Marines

Towers protect Lejeune from forest fires

26 Jul 2007 | Cpl. Michael T. Knight Marine Corps Base Camp Lejeune

Boom! Pop! Bang! Pow! Zowie! These are the sounds of pyrotechnics Marines use to add a bit of realism to their field training exercises. However, these materials often cause forest fires on base.

This is why towering over all the trees in Camp Lejeune, are two gangly orange and white metal structures called fire towers helping keep the base safe from wild fires.

“The towers are used primarily for early detection of forest fires,” said Daniel Becker, Camp Lejeune’s Forest Protection Program Manager.

There are two towers on base; one is located close to the center of the base near Landing Zone Hawk and the other in Sandy Bay.

North Carolina State employees are perched on these towers during the months of March, April, May, October, November and December, known as the fire danger months, monitoring the 246 square miles of Camp Lejune and the surrounding areas of Onslow County.

“When a tower person spots a smoke stack, on or near base, they use a contraption called a fire finder to get a good estimate of the location of the fire,” said Larry Church, Chief Forestry Technician for Camp Lejeune Forest Protection.

He describes the fire finder as a large compass-like apparatus that sits in the middle of the tower shack.

It identifies the coordinates of the fire by using line of sight against a 360 degree map of the Camp Lejeune area.

Once the tower person gets their reading, it is cross referenced with the other towers’ reading and where the readings cross is reasonably close to the location of the fire, Church explained.

“After the location is identified, base dispatch is notified and the responders get moving,” said Church, who is also one of the first responders.

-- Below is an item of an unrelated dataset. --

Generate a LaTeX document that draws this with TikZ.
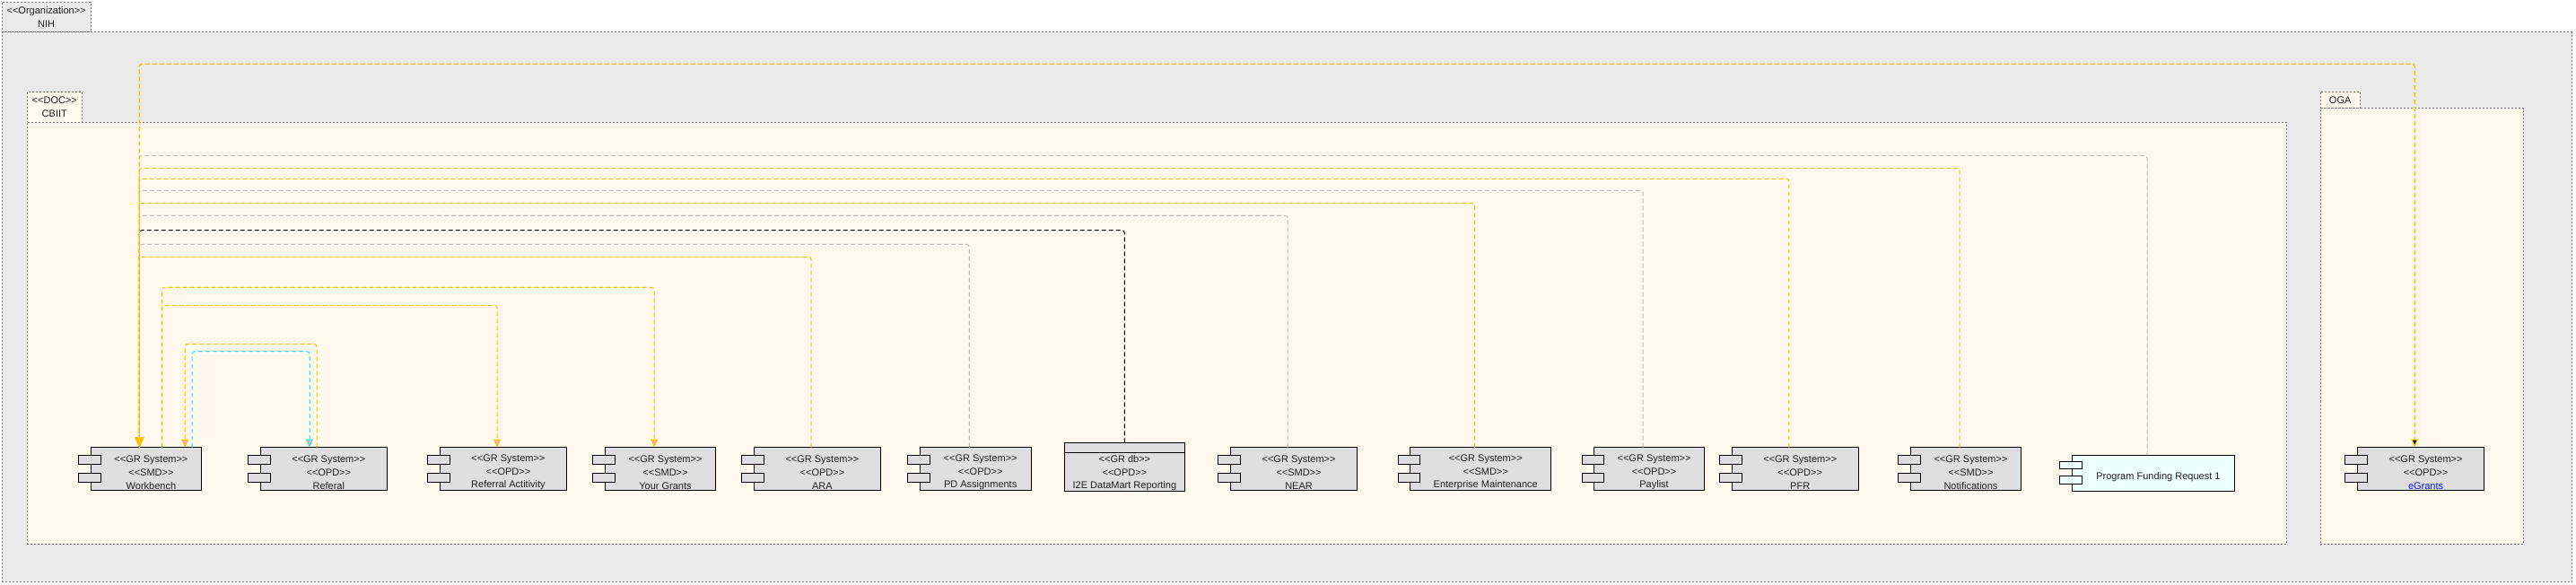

Tower personnel not only monitor the spontaneous fires, but they also help coordinate the prescribed or control burns of the underbrush done though out the year, said Becke

r.

“There are several benefits to prescribed burning,” said Becker. “It burns off dry brushes and leaves, which act as fuel in forest fires, it burns off the thick shrub that prevents new growth, and relieves the denseness of the forest for Marines to train in.”